Dr. Tuite said it can be difficult to predict the impact of any single policy but that it would be a mistake to focus on outliers as proof that infection-control measures aren’t necessarily effective.
“There’s a little bit of randomness in all of that, so there’s always going to be a bit of a challenge to separate what the trend is from the noise,” she said. “There are always these exceptions, but we look at the general trend – which is that a stronger, faster response results in a better-controlled epidemic.”
In the Oxford data, the picture in Manitoba is the most confounding. The Oxford researchers gave the province some of the highest stringency scores out of any province for most of the year.
Despite that, when the second wave of the pandemic began to pick up steam in September, Manitoba was the first to see significant increases in COVID-19 rates. The province had by far the highest rates in the country in early November and, while new infections have decreased owing to provincewide restrictions on businesses and gatherings, the province continues to have the highest fatality and hospitalization rates.
Winnipeg epidemiologist Cynthia Carr, founder of EPI Research, said models such as the Oxford government response tracker can only measure government policies, not whether they are enforced or if people are following the rules.
“These models are interesting but they don’t necessarily 100 per cent apply to every situation, because human behaviour is an element – we’re the wild cards,” Ms. Carr said. “We certainly saw wildcard behaviour going on here in Manitoba, and it did impact our rates. You can have as many measures as you want – it depends if you’re complying with it.”
She also said the pandemic has affected people in different parts of Canada, or even different areas of the same city, in sometimes vastly different ways. For example, rates of COVID-19 have been found to be worse in lower-income communities.
The relationship between restrictions and infection rates is less stark in the Canadian data than in the United States. The Oxford team released state-level data in early December, which showed dramatic differences between the least-strict states and the places that put in more severe measures.
Some of the highest infection rates in the country – and the world – have been in states that took very few steps to limit activities, restrict businesses or require masks.
States such as South and North Dakota have had stringency scores of less than 40 for much of the year and haven’t pushed passed 50 since the spring. That puts them well behind even the least-stringent places in Canada.
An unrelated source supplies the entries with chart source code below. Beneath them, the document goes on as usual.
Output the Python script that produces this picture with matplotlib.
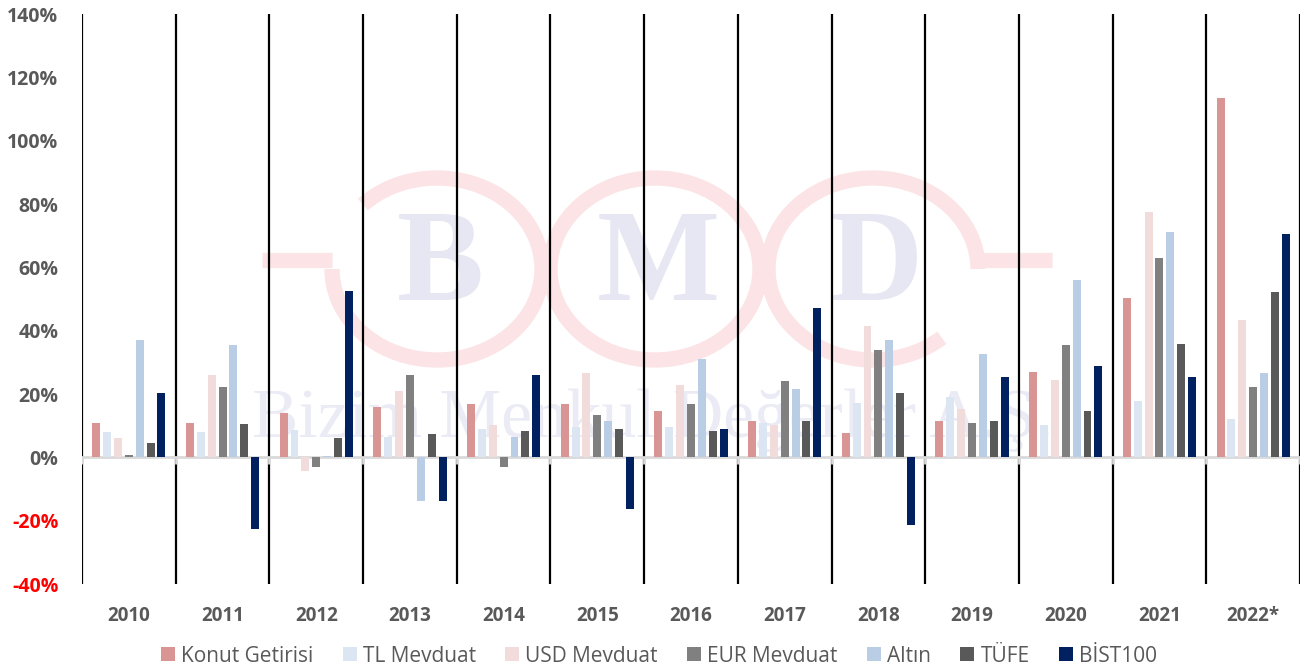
import matplotlib
matplotlib.use("Agg")
import matplotlib.pyplot as plt
from matplotlib.patches import Arc, Patch
import numpy as np

years = ["2010", "2011", "2012", "2013", "2014", "2015", "2016", "2017",
         "2018", "2019", "2020", "2021", "2022*"]
series_names = ["Konut Getirisi", "TL Mevduat", "USD Mevduat", "EUR Mevduat",
                "Altın", "TÜFE", "BİST100"]
konut = [10.8, 11.0, 14.1, 16.0, 17.0, 17.0, 14.5, 11.4, 7.6, 11.4, 27.0, 50.4, 113.4]
tl_mevduat = [7.9, 7.9, 8.5, 6.5, 8.8, 9.5, 9.5, 10.7, 17.2, 19.0, 10.1, 17.7, 12.1]
usd_mevduat = [6.0, 26.1, -4.3, 21.0, 10.2, 26.5, 22.7, 10.1, 41.6, 15.2, 24.5, 77.4, 43.5]
eur_mevduat = [0.8, 22.3, -3.0, 26.1, -3.2, 13.3, 17.0, 24.0, 34.0, 10.8, 35.4, 62.9, 22.2]
altin = [36.9, 35.5, 0.3, -13.8, 6.3, 11.4, 30.9, 21.5, 37.1, 32.7, 56.0, 71.1, 26.5]
tufe = [4.6, 10.4, 6.0, 7.3, 8.3, 8.8, 8.2, 11.4, 20.2, 11.4, 14.6, 35.8, 52.2]
bist100 = [20.4, -22.5, 52.6, -13.7, 25.9, -16.3, 8.8, 47.3, -21.4, 25.3, 29.0, 25.3, 70.5]
y_ticks = [-40, -20, 0, 20, 40, 60, 80, 100, 120, 140]

colors = ["#d99594", "#dce6f2", "#f2dcdb", "#808080", "#b9cde5", "#595959", "#002060"]
all_series = [konut, tl_mevduat, usd_mevduat, eur_mevduat, altin, tufe, bist100]

FONT = "Open Sans"
W, H = 1306, 672
fig = plt.figure(figsize=(W / 100, H / 100), dpi=100)
fig.patch.set_facecolor("white")

# background watermark axes (pixel coordinates, y up)
bg = fig.add_axes([0, 0, 1, 1], zorder=0)
bg.set_xlim(0, W)
bg.set_ylim(0, H)
bg.axis("off")
pink = "#fbe3e6"
lav = "#e7e7f3"
cy = H - 269
ring_lw = 11
centers = [437, 655, 873]
bg.add_patch(Arc((centers[0], cy), 210, 182, theta1=180, theta2=139, color=pink, lw=ring_lw))
bg.add_patch(Arc((centers[1], cy), 210, 182, theta1=0, theta2=360, color=pink, lw=ring_lw))
bg.add_patch(Arc((centers[2], cy), 210, 182, theta1=0, theta2=315, color=pink, lw=ring_lw))
bg.plot([262, centers[0] - 105], [H - 260, H - 260], color=pink, lw=ring_lw, solid_capstyle="butt")
bg.plot([centers[2] + 105, 1052], [H - 260, H - 260], color=pink, lw=ring_lw, solid_capstyle="butt")
for c, letter in zip(centers, ["B", "M", "D"]):
    bg.text(c + 3, cy, letter, ha="center", va="center", fontsize=94, fontweight="bold",
            family="Liberation Serif", color=lav)
bg.text(653, H - 420, "Bizim Menkul Değerler A.Ş.", ha="center", va="center",
        fontsize=50, family="Liberation Serif", color="#ebebf5")

# main axes
left, right = 82 / W, 1300 / W
bottom, top = 1 - 584 / H, 1 - 14 / H
ax = fig.add_axes([left, bottom, right - left, top - bottom], zorder=1)
ax.patch.set_alpha(0)

x = np.arange(len(years))
slot = 0.116
bw = 0.085
for i, (vals, col, name) in enumerate(zip(all_series, colors, series_names)):
    ax.bar(x + (i - 3) * slot, vals, width=bw, color=col, label=name, zorder=3)

ax.set_xlim(-0.5, len(years) - 0.5)
ax.set_ylim(-40, 140)

# vertical separators
for b in np.arange(-0.5, len(years) + 0.5, 1):
    ax.axvline(b, color="black", lw=1.6, zorder=1)
# zero line
ax.axhline(0, color="#d9d9d9", lw=2, zorder=2)
for b in np.arange(-0.5, len(years) + 0.5, 1):
    ax.plot([b, b], [0, -2.2], color="#d9d9d9", lw=2, zorder=2, solid_capstyle="butt")

for s in ax.spines.values():
    s.set_visible(False)

ax.set_yticks(y_ticks)
ax.set_yticklabels([f"{t}%" for t in y_ticks])
ax.tick_params(axis="y", length=0, pad=17, labelsize=14, labelcolor="#595959")
for lbl, t in zip(ax.get_yticklabels(), y_ticks):
    lbl.set_fontweight("bold")
    lbl.set_family(FONT)
    if t < 0:
        lbl.set_color("#ff0000")

ax.set_xticks(x)
ax.set_xticklabels(years)
ax.tick_params(axis="x", length=0, pad=16, labelsize=13.5, labelcolor="#595959")
for lbl in ax.get_xticklabels():
    lbl.set_fontweight("bold")
    lbl.set_family(FONT)

handles = [Patch(facecolor=c, edgecolor="none") for c in colors]
leg = fig.legend(handles, series_names, loc="center", ncol=7,
                 bbox_to_anchor=(659 / W, 1 - 656 / H), frameon=False,
                 prop={"family": FONT, "size": 15},
                 handlelength=0.67, handleheight=0.67, handletextpad=0.3,
                 columnspacing=1.4, labelcolor="#595959")

fig.savefig("out.png", dpi=100, facecolor="white")
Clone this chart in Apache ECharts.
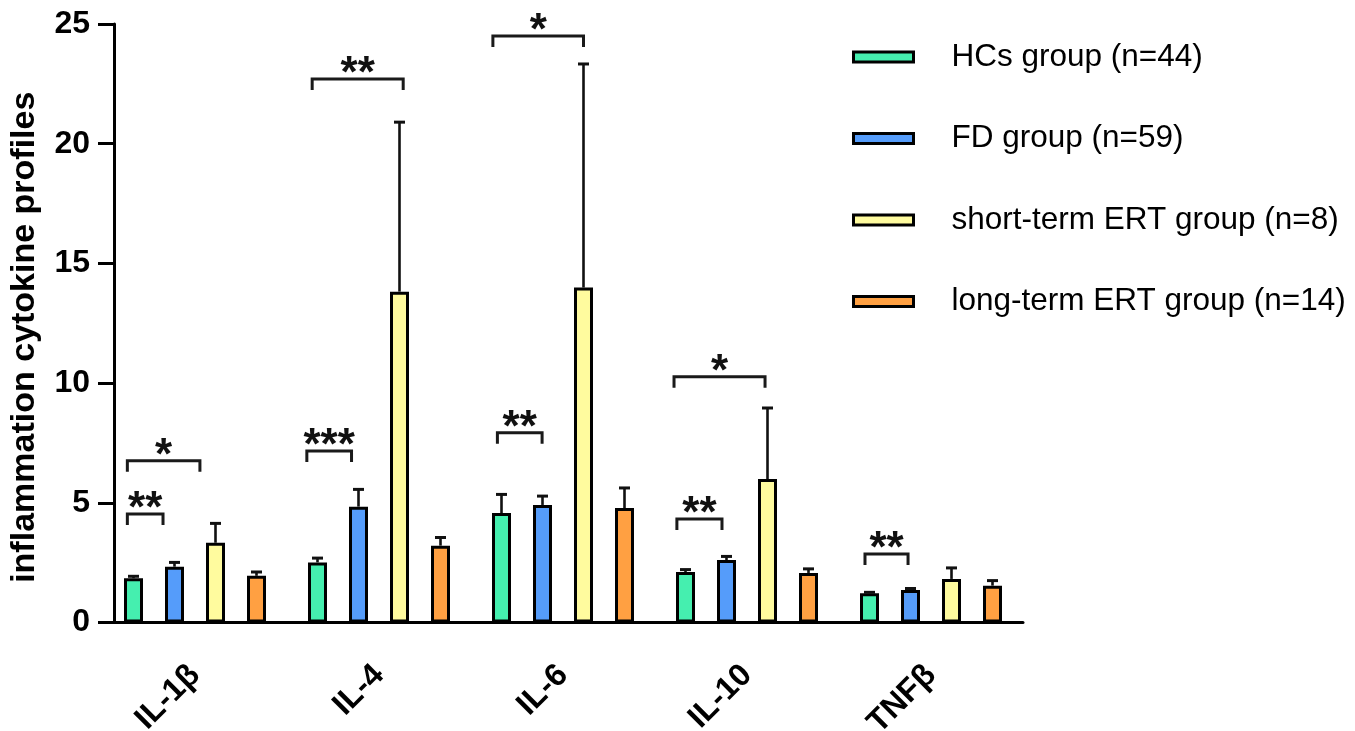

Emily Cameron-Blake, one of the Oxford researchers behind the tracking project, said it’s difficult to look only at the stringency levels without also considering the individual policies. For example, she said, in other jurisdictions limits on travel appear to have a significant impact on the ability to slow infections and keep them contained, which could explain much of the success of the Atlantic provinces.
“The ability to actually seal yourself off, as PEI has done – or put in mandatory quarantine at least – discourages travel between [the areas], so you could probably contain an outbreak better if you’ve got a travel restriction in place,” she said.
Ms. Cameron-Blake said her team has yet to do its own in-depth analysis of the Canadian data, preferring instead to release it and let others come to their own conclusions. She hopes governments look at the data to inform their own decisions as they manage the pandemic.
“We’re trying to take apples and oranges and compare them in a systematic way,” she said.
“We’re hoping that policy makers will use it as a tool – not only to see what’s happening in real time and what isn’t working, but when all is said and done, we can go back and compare all these countries … and make better decisions in the future on how to prepare.”